Create BLAST database metadata¶
ElasticBLAST includes the create-blastdb-metadata.py
script to generate a
file containing metadata
used by ElasticBLAST to configure the memory limit for each BLAST job.
These metadata files are provided and maintained by NCBI in both GCP and AWS buckets, but if you are working with your own BLAST database, you will benefit from creating the metadata file and uploading it to the cloud alongside the BLAST database files. This tutorial will show you how to do that.
Note:
If you create a BLAST database using makeblastdb
version 2.13
or newer, you do not need to use the create-blastdb-metadata.py
script. Just upload
the BLAST database files to the cloud bucket of your choice!
The code sample below assumes you are creating a nucleotide
BLAST database from a FASTA file called MY_FASTA_FILE.fsa
and uploading the
database to the AWS S3 bucket s3://mybucket/blastdb
.
# Create BLASTDB
makeblastdb -in MY_FASTA_FILE.fsa -dbtype nucl --title "My database title" --out my-database
# Upload BLASTDB
aws s3 cp my-database* s3://mybucket/blastdb/
If you do not have makeblastdb
version 2.13
or newer, please follow the instructions below.

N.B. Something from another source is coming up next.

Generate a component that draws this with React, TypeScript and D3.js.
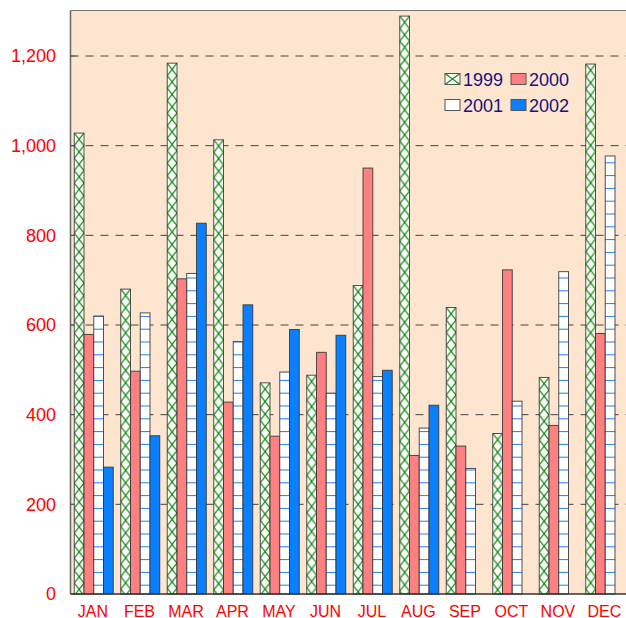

The examples below assume that you have a nucleotide BLAST database called
ecoli
located in your computer’s /blast/db
directory and that you
will store said BLAST database in s3://mybucket/blastdb
. Please update
these values accordingly.
Create BLASTDB metadata file¶
Run the command below to create a BLASTDB metadata file for /blast/db/ecoli
.
create-blastdb-metadata.py --db /blast/db/ecoli --dbtype nucl --pretty
You can verify that the metadata file was generated as follows:
cat ecoli-nucl-metadata.json
The output will resemble what is shown below:
{
"dbname": "ecoli",
"version": "1.1",
"dbtype": "Nucleotide",
"description": "ecoli",
"number-of-letters": 4662239,
"number-of-sequences": 400,
"files": [
"ecoli.ndb",
"ecoli.nhr",
"ecoli.nin",
"ecoli.nnd",
"ecoli.nni",
"ecoli.nos",
"ecoli.not",
"ecoli.nsq",
"ecoli.ntf",
"ecoli.nto",
"ecoli.nog"
],
"last-updated": "2020-01-10",
"bytes-total": 1319541,
"bytes-to-cache": 1170705,
"number-of-volumes": 1
}
Please do not rename this file as ElasticBLAST expects that file name when searching for it in the cloud.
Upload BLASTDB and metadata file to the cloud¶
To upload your BLAST database and metadata file to AWS please run a command like the one below (again, please update the values accordingly):
aws s3 cp ecoli-nucl-metadata.json s3://mybucket/blastdb/
for f in /blast/db/ecoli.n* ; do aws s3 cp $f s3://mybucket/blastdb/; done
To upload your BLAST database and metadata file to GCP please run a command like the one below (again, please update the values accordingly):
gsutil cp ecoli-nucl-metadata.json gs://mybucket/blastdb/
gsutil cp /blast/db/ecoli.n* gs://mybucket/blastdb/
Getting online help¶
You can obtain the script’s online help by running the command below:
create-blastdb-metadata.py --help
usage: create-blastdb-metadata.py [-h] --db DBNAME --dbtype {prot,nucl} [--out FILENAME] [--output-prefix PATH] [--pretty] [--logfile LOGFILE] [--loglevel {DEBUG,INFO,WARNING,ERROR,CRITICAL}] [--version]
This program creates BLAST database metadata in JSON format.
required arguments:
--db DBNAME A BLAST database
--dbtype {prot,nucl} Database molecule type
optional arguments:
--out FILENAME Output file name. Default: ${db}-${dbtype}-metadata.json
--output-prefix PATH Path prefix for location of database files in metadata
--pretty Pretty-print JSON output
--logfile LOGFILE Default: create-blastdb-metadata.log
--loglevel {DEBUG,INFO,WARNING,ERROR,CRITICAL}
--version show program's version number and exit